Blood pressure (BP) is the force exerted by circulating blood on the walls of blood vessels.
Blood volume, constriction or dilation of the arteries, and heart rate all have an effect on blood pressure.
In humans, measured as:
Systolic pressure (immediately following ejection of blood from the heart).
Diastolic pressure (just prior to ejection of blood from the heart).
It is represented as systolic pressure/diastolic pressure, e.g. 120/80 mmHg.
In pets, we typically only measure the systolic pressure (top number).
Normal systolic pressure in dogs and cats is in the 120-130 mmHg range.
An allowance of up to 160 mmHg systolic is often used since many of our patients are quite anxious in the hospital setting (“white coat effect”). Just like in humans, pets can have high blood pressure or systemic hypertension.
How is Systemic Hypertension diagnosed?
A CVCA nurse will usually measure your pet’s blood pressure at each visit. Blood pressure measurement in a pet is similar to the method used at your doctor’s office, but instead of a stethoscope, we use a Doppler probe to listen for pulses.
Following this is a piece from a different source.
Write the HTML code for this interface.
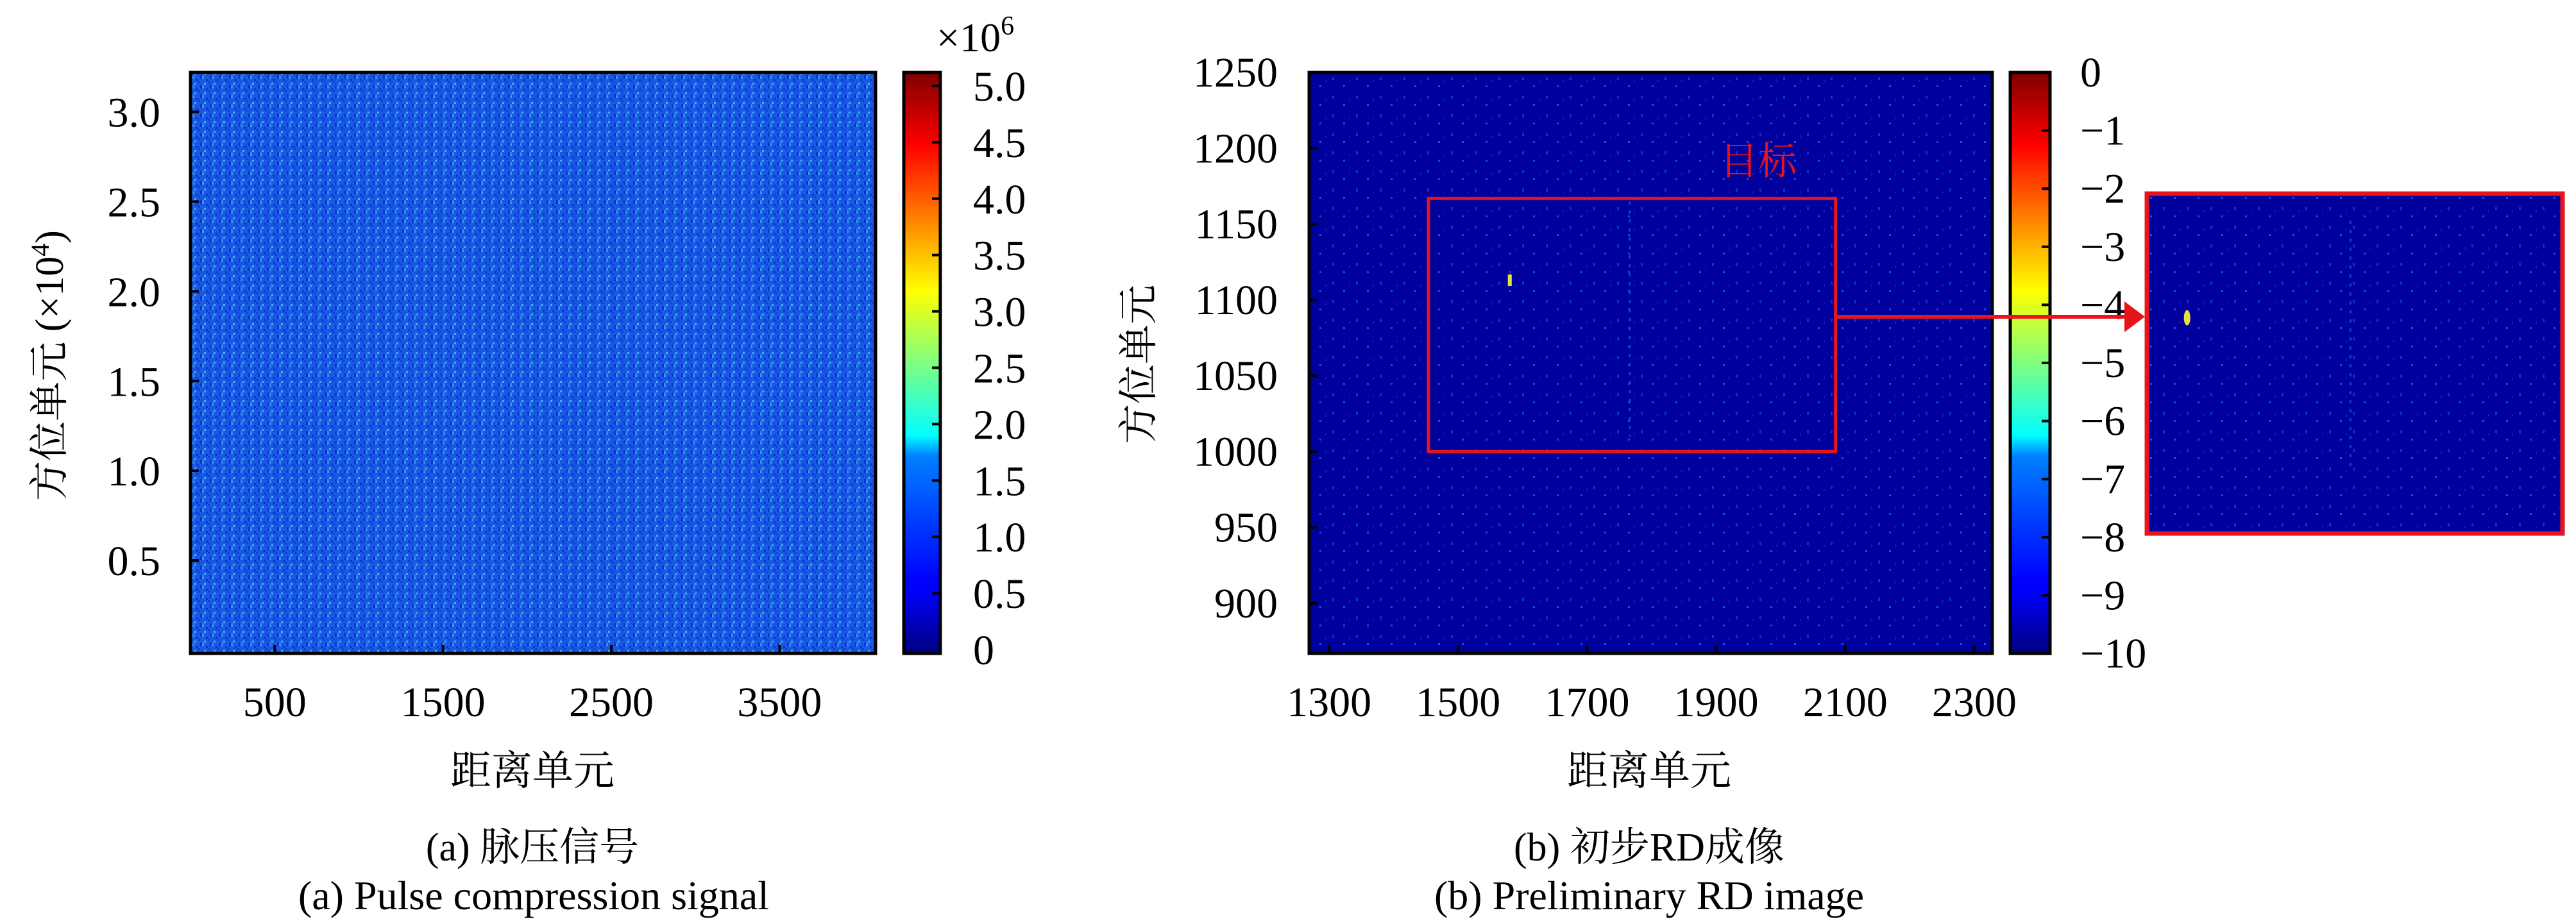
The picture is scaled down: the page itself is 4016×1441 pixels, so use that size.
<!DOCTYPE html>
<html><head><meta charset="utf-8"><style>
html,body{margin:0;padding:0;background:#fff;}
svg text{font-family:"Liberation Serif","Noto Serif CJK SC",serif;fill:#000;}
</style></head><body>
<svg id="fig" width="4016" height="1436" viewBox="0 0 4016 1436" xmlns="http://www.w3.org/2000/svg">
<defs>
<linearGradient id="jet" x1="0" y1="1" x2="0" y2="0">
<stop offset="0" stop-color="#00007f"/><stop offset="0.11" stop-color="#0000ff"/><stop offset="0.125" stop-color="#0000ff"/>
<stop offset="0.34" stop-color="#0080ff"/><stop offset="0.375" stop-color="#00ffff"/><stop offset="0.5" stop-color="#80ff80"/>
<stop offset="0.625" stop-color="#ffff00"/><stop offset="0.875" stop-color="#ff0000"/><stop offset="1" stop-color="#7f0000"/>
</linearGradient>
<pattern id="noiseA" width="15" height="15" patternUnits="userSpaceOnUse">
<rect width="15" height="15" fill="#1a58e2"/>
<rect x="0" y="0" width="3" height="3" fill="#2f9bf0"/><rect x="6" y="3" width="3" height="3" fill="#0a2ee0"/>
<rect x="3" y="9" width="3" height="3" fill="#37b6f2"/><rect x="12" y="12" width="3" height="3" fill="#0a35d8"/>
<rect x="9" y="6" width="3" height="3" fill="#0f3fe0"/><rect x="0" y="12" width="3" height="3" fill="#2a85ee"/>
<rect x="12" y="0" width="3" height="3" fill="#0c30d8"/>
</pattern>
<pattern id="noiseB" width="37" height="29" patternUnits="userSpaceOnUse">
<rect width="37" height="29" fill="#00009c"/>
<rect x="5" y="4" width="3" height="5" fill="#0a30d8"/><rect x="22" y="17" width="3" height="3" fill="#1050e8"/>
<rect x="31" y="8" width="2" height="4" fill="#0020c0"/>
</pattern>
</defs>
<g id="left"></g>
<g id="right"></g>
</svg>
<script>
const NS='http://www.w3.org/2000/svg';
// ---- data ----
const leftXTicks=[500,1500,2500,3500];
const leftYTicks=[0.5,1.0,1.5,2.0,2.5,3.0];
const leftCbTicks=[0,0.5,1.0,1.5,2.0,2.5,3.0,3.5,4.0,4.5,5.0];
const rightXTicks=[1300,1500,1700,1900,2100,2300];
const rightYTicks=[900,950,1000,1050,1100,1150,1200,1250];
const rightCbTicks=[0,-1,-2,-3,-4,-5,-6,-7,-8,-9,-10];
const targetX=[1580];
const targetY=[1113];
const streakX=[1766];
const boxRange=[1454,2085];
const boxAzimuth=[1000,1167];
const insetRange=[1532,2009];
const insetAzimuth=[1008,1174];

function el(parent,tag,attrs,text){const e=document.createElementNS(NS,tag);for(const k in attrs)e.setAttribute(k,attrs[k]);if(text!==undefined)e.textContent=text;parent.appendChild(e);return e;}
function lin(d0,d1,r0,r1){return v=>r0+(v-d0)/(d1-d0)*(r1-r0);}
const fs=66;

// ---- left panel ----
const L=document.getElementById('left');
const lx=lin(0,4070,297,1365), ly=lin(0,3.22,1014,113);
let hm=el(L,'rect',{x:297,y:113,width:1068,height:906,fill:'url(#noiseA)'});


let fr=el(L,'rect',{x:297,y:113,width:1068,height:906,fill:'none',stroke:'#000','stroke-width':5});


leftXTicks.forEach(v=>{const x=lx(v);
 el(L,'line',{x1:x,y1:1019,x2:x,y2:1006,stroke:'#000','stroke-width':4});
 const t=el(L,'text',{x:x,y:1117,'font-size':fs,'text-anchor':'middle'},String(v));
 
 });
leftYTicks.forEach(v=>{const y=ly(v);
 el(L,'line',{x1:297,y1:y,x2:310,y2:y,stroke:'#000','stroke-width':4});
 const t=el(L,'text',{x:250,y:y+23,'font-size':fs,'text-anchor':'end'},v.toFixed(1));
 
 });
let cb=el(L,'rect',{x:1409,y:113,width:57,height:906,fill:'url(#jet)',stroke:'#000','stroke-width':5});


const lcy=lin(0,5.0,1013,134);
leftCbTicks.forEach(v=>{const y=lcy(v);
 if(v>0)el(L,'line',{x1:1453,y1:y,x2:1466,y2:y,stroke:'#000','stroke-width':4});
 const t=el(L,'text',{x:1517,y:y+23,'font-size':fs},v===0?'0':v.toFixed(1));
 
 });
let ex=el(L,'text',{x:1460,y:80,'font-size':64},'×10');
el(ex,'tspan',{dy:-26,'font-size':42},'6');


let yl=el(L,'text',{x:0,y:0,'font-size':62,'text-anchor':'middle',transform:'translate(98,570) rotate(-90)'},'方位单元 (×10');
el(yl,'tspan',{dy:-22,'font-size':40},'4');
el(yl,'tspan',{dy:22},')');


let xl=el(L,'text',{x:830,y:1224,'font-size':64,'text-anchor':'middle'},'距离单元');


let c1=el(L,'text',{x:830,y:1342,'font-size':62,'text-anchor':'middle'},'(a) 脉压信号');


let c2=el(L,'text',{x:832,y:1418,'font-size':64,'text-anchor':'middle'},'(a) Pulse compression signal');



// ---- right panel ----
const R=document.getElementById('right');
const rx=lin(1269,2328,2041,3106), ry=lin(867,1250,1019,113);
let hm2=el(R,'rect',{x:2041,y:113,width:1065,height:906,fill:'url(#noiseB)'});


streakX.forEach(v=>{const s=el(R,'line',{x1:rx(v),y1:ry(1165),x2:rx(v),y2:ry(1010),stroke:'#1040d8','stroke-width':3,'stroke-dasharray':'5 9'});
 
 });
targetX.forEach((v,i)=>{const t=el(R,'rect',{x:rx(v)-3,y:ry(targetY[i])-9,width:6,height:18,fill:'#e8e040'});
 
 });
let fr2=el(R,'rect',{x:2041,y:113,width:1065,height:906,fill:'none',stroke:'#000','stroke-width':5});


rightXTicks.forEach(v=>{const x=rx(v);
 el(R,'line',{x1:x,y1:1019,x2:x,y2:1006,stroke:'#000','stroke-width':4});
 const t=el(R,'text',{x:x,y:1117,'font-size':fs,'text-anchor':'middle'},String(v));
 
 });
rightYTicks.forEach(v=>{const y=ry(v);
 el(R,'line',{x1:2041,y1:y,x2:2054,y2:y,stroke:'#000','stroke-width':4});
 const t=el(R,'text',{x:1992,y:y+22,'font-size':fs,'text-anchor':'end'},String(v));
 
 });
let bx=el(R,'rect',{x:rx(boxRange[0]),y:ry(boxAzimuth[1]),width:rx(boxRange[1])-rx(boxRange[0]),height:ry(boxAzimuth[0])-ry(boxAzimuth[1]),fill:'none',stroke:'#e8141b','stroke-width':5});


let tl=el(R,'text',{x:2741,y:272,'font-size':60,'text-anchor':'middle',style:'fill:#e8141b'},'目标');


let cb2=el(R,'rect',{x:3134,y:113,width:62,height:906,fill:'url(#jet)',stroke:'#000','stroke-width':5});


const rcy=lin(-10,0,1019,113);
rightCbTicks.forEach(v=>{const y=rcy(v);
 if(v<0&&v>-10)el(R,'line',{x1:3183,y1:y,x2:3196,y2:y,stroke:'#000','stroke-width':4});
 const t=el(R,'text',{x:3243,y:y+22,'font-size':fs},v<0?'−'+(-v):'0');
 
 });
let ar=el(R,'line',{x1:rx(boxRange[1]),y1:494,x2:3318,y2:494,stroke:'#e8141b','stroke-width':6});


let ah=el(R,'polygon',{points:'3312,470 3344,494 3312,518',fill:'#e8141b'});


let ins=el(R,'rect',{x:3347,y:302,width:648,height:530,fill:'url(#noiseB)',stroke:'#e8141b','stroke-width':7});


const ix=lin(insetRange[0],insetRange[1],3344,3997), iy=lin(insetAzimuth[0],insetAzimuth[1],834,299);
streakX.forEach(v=>{const s=el(R,'line',{x1:ix(v),y1:iy(1160),x2:ix(v),y2:iy(1040),stroke:'#1040d8','stroke-width':3,'stroke-dasharray':'5 9'});
 
 });
targetX.forEach((v,i)=>{const t=el(R,'ellipse',{cx:ix(v),cy:iy(targetY[i]),rx:5,ry:12,fill:'#e8e040'});
 
 });
let yl2=el(R,'text',{x:0,y:0,'font-size':62,'text-anchor':'middle',transform:'translate(1796,568) rotate(-90)'},'方位单元');


let xl2=el(R,'text',{x:2571,y:1224,'font-size':64,'text-anchor':'middle'},'距离单元');


let c3=el(R,'text',{x:2571,y:1342,'font-size':62,'text-anchor':'middle'},'(b) 初步RD成像');


let c4=el(R,'text',{x:2571,y:1418,'font-size':64,'text-anchor':'middle'},'(b) Preliminary RD image');


</script>
</body></html>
Blood pressure measurement is usually recommended in:
Any dog or cat over the age of 7-8.
Any pet who has been prescribed cardiac medications.
Pets with certain underlying diseases that may predispose them to high blood pressure.
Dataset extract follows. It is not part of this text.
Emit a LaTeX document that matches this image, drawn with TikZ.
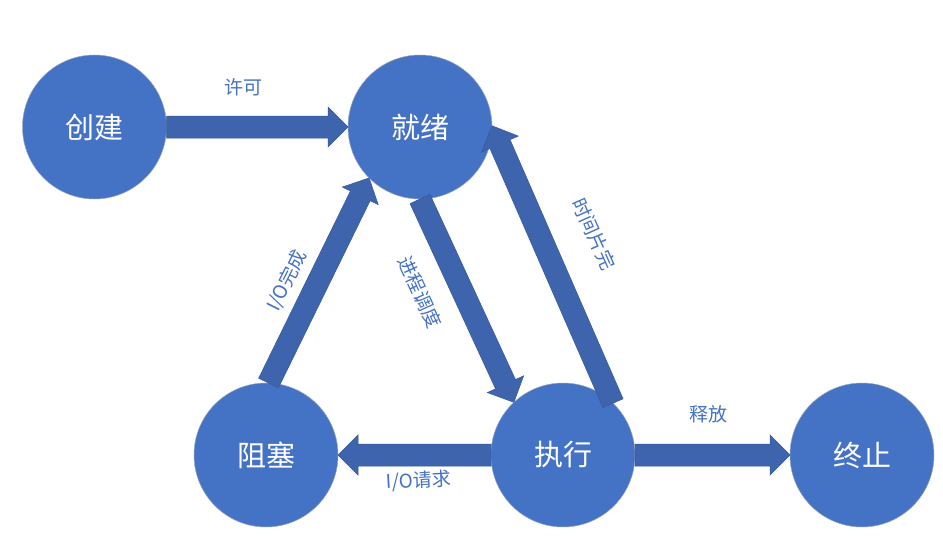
\documentclass[tikz,border=0pt]{standalone}
\usepackage{fontspec}
\setmainfont{Noto Sans CJK SC}
\usetikzlibrary{calc}
\definecolor{circblue}{HTML}{4472C4}
\definecolor{arrblue}{HTML}{3E64AD}
\definecolor{arredge}{HTML}{35599A}
\definecolor{circedge}{HTML}{9AA6BE}
\newcommand\blockarr[2]{%
  \coordinate (bah) at ($(#2)!20pt!(#1)$);
  \filldraw[arrowshape] ($(#1)!11pt!90:(#2)$) -- ($(bah)!11pt!90:(#2)$) -- ($(bah)!20pt!90:(#2)$) -- (#2)
    -- ($(bah)!20pt!-90:(#2)$) -- ($(bah)!11pt!-90:(#2)$) -- ($(#1)!11pt!-90:(#2)$) -- cycle;}
\tikzset{
  state/.style={circle, minimum size=144pt, inner sep=0pt, outer sep=0pt, fill=circblue, draw=circedge, line width=0.5pt, text=white, font=\fontsize{29}{29}\selectfont},
  arrowshape/.style={fill=arrblue, draw=arredge, line width=0.5pt, line join=miter},
  lbl/.style={text=circblue, inner sep=0pt, font=\fontsize{19}{19}\selectfont}
}
\begin{document}
\begin{tikzpicture}[x=1pt, y=-1pt]
\useasboundingbox[fill=white] (0,0) rectangle (943,543);
\node[state] (chuangjian) at (94.5,127) {创建};
\node[state] (jiuxu) at (420,127) {就绪};
\node[state] (zuse) at (266,455) {阻塞};
\node[state] (zhixing) at (563,455) {执行};
\node[state] (zhongzhi) at (862,455) {终止};

\blockarr{chuangjian.east}{jiuxu.west}
\blockarr{zuse.88}{jiuxu.225}
\blockarr{jiuxu.270}{zhixing.133}
\blockarr{zhixing.46}{jiuxu.1}
\blockarr{zhixing.west}{zuse.east}
\blockarr{zhixing.east}{zhongzhi.west}

\node[lbl] (lxk) at (243,87) {许可};
\node[lbl, rotate=63.4] (lwc) at (287,281) {I/O完成};
\node[lbl, rotate=-65.6] (ljc) at (420,292) {进程调度};
\node[lbl, rotate=-66] (lsj) at (594,234) {时间片完};
\node[lbl, rotate=3] (lqq) at (419,481) {I/O请求};
\node[lbl] (lsf) at (708,414) {释放};
\end{tikzpicture}
\end{document}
Systemic hypertension is diagnosed by repeatable measurements of an elevated blood pressure.
When blood pressure is chronically increased, it has negative effects on many of the body’s organs including the eyes, brain, spinal cord, kidneys, and heart.
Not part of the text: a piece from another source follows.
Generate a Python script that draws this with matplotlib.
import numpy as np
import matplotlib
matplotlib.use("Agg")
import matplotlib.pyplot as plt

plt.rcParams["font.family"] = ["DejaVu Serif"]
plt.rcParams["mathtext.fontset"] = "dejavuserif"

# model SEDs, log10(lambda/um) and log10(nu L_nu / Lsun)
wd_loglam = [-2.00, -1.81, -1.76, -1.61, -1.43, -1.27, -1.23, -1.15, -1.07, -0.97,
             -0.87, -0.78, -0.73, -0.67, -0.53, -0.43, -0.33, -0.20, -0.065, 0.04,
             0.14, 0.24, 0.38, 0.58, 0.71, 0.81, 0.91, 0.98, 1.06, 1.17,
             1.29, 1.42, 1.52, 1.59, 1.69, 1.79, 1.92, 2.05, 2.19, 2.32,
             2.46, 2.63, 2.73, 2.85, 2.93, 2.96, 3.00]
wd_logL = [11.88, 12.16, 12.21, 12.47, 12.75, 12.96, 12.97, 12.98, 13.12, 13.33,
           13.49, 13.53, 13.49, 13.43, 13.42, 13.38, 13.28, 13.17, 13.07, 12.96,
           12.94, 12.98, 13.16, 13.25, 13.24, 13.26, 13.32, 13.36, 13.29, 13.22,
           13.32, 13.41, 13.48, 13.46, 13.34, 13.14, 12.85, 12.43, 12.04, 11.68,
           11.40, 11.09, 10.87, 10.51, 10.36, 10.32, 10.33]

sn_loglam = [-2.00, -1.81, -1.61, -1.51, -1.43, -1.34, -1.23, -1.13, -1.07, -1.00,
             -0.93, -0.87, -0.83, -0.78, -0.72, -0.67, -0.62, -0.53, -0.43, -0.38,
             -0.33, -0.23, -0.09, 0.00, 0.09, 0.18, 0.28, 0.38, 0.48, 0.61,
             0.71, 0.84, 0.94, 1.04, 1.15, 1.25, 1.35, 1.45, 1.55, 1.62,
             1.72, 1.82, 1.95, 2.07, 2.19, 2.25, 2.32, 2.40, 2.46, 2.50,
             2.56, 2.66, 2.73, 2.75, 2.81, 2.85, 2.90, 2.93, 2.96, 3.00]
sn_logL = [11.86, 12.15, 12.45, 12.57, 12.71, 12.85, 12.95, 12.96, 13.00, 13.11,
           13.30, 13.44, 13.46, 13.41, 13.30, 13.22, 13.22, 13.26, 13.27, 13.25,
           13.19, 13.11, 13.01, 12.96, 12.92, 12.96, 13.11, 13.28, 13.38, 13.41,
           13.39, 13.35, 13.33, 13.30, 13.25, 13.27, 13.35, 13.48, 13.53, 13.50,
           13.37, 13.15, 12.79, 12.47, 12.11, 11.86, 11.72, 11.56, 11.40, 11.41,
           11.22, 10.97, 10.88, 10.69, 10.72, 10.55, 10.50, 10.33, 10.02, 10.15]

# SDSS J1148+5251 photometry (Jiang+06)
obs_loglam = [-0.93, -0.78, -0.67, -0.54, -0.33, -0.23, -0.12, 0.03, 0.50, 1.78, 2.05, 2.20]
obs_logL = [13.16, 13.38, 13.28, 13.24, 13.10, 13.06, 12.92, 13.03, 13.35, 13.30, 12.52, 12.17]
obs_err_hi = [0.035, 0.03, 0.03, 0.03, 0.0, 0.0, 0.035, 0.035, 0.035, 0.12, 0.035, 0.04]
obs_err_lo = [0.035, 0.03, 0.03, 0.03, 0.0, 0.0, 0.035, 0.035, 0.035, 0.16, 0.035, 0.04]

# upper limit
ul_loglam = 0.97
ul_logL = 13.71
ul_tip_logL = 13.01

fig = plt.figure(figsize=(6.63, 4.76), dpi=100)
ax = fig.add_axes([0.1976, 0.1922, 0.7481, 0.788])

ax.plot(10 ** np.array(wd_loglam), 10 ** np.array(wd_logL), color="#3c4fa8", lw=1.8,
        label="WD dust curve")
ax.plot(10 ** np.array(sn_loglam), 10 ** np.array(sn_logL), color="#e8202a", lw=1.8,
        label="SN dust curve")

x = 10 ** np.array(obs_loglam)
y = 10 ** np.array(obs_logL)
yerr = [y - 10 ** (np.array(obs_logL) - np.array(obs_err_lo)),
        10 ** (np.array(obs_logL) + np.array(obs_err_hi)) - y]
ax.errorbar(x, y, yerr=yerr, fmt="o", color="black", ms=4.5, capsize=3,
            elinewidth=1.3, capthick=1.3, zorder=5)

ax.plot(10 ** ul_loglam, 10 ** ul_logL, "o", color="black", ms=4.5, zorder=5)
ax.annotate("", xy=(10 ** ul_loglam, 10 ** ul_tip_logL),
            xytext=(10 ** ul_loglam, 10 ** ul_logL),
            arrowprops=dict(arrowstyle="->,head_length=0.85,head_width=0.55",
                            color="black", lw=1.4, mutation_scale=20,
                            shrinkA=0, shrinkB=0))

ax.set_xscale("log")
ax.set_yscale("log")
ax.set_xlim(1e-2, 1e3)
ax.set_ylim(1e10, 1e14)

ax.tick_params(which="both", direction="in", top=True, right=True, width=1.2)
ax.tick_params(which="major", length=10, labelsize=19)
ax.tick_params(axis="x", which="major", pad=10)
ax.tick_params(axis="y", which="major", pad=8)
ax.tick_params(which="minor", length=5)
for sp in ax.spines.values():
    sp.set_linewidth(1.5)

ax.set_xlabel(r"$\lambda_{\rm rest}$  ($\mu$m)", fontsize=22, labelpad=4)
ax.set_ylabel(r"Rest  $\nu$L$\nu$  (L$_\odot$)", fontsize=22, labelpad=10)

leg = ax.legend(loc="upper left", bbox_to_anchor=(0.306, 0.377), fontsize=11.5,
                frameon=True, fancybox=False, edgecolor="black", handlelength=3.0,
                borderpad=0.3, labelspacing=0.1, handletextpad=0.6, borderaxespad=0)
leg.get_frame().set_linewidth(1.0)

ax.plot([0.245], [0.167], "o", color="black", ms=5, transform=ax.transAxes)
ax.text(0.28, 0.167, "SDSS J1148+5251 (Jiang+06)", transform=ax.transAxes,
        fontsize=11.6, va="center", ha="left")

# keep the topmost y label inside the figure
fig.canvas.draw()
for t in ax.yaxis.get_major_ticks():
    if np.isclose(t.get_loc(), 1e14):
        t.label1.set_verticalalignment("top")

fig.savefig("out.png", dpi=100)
Symptoms directly attributable to hypertension include:
Congestive heart failure
Blood work and a urinalysis are indicated to help determine a potential primary cause for your pet’s systemic hypertension.
Additional diagnostic testing such as an abdominal ultrasound may also be recommended to help find an underlying disease condition that is responsible for the high blood pressure.
What are the causes?
Primary or Essential Hypertension (not resulting from an underlying disease) is uncommon.
Secondary hypertension may result from concurrent endocrine disorders like Cushing’s disease, diabetes mellitus and hyperthyroidism. In addition hypertension is commonly associated with chronic kidney disease in dogs and cats.
Treatment of the underlying disease may result in lowering of the blood pressure to a point where anti-hypertensive medications are not required.
Medications may be used to lower blood pressure and to prevent damage to other body organs.
Modification of dietary habits and body condition may be helpful in the management of hypertension.
In every case, regular monitoring of blood pressure with your primary care veterinarian and/or CVCA is required to ensure adequate reduction of your pet’s blood pressure to a safe range.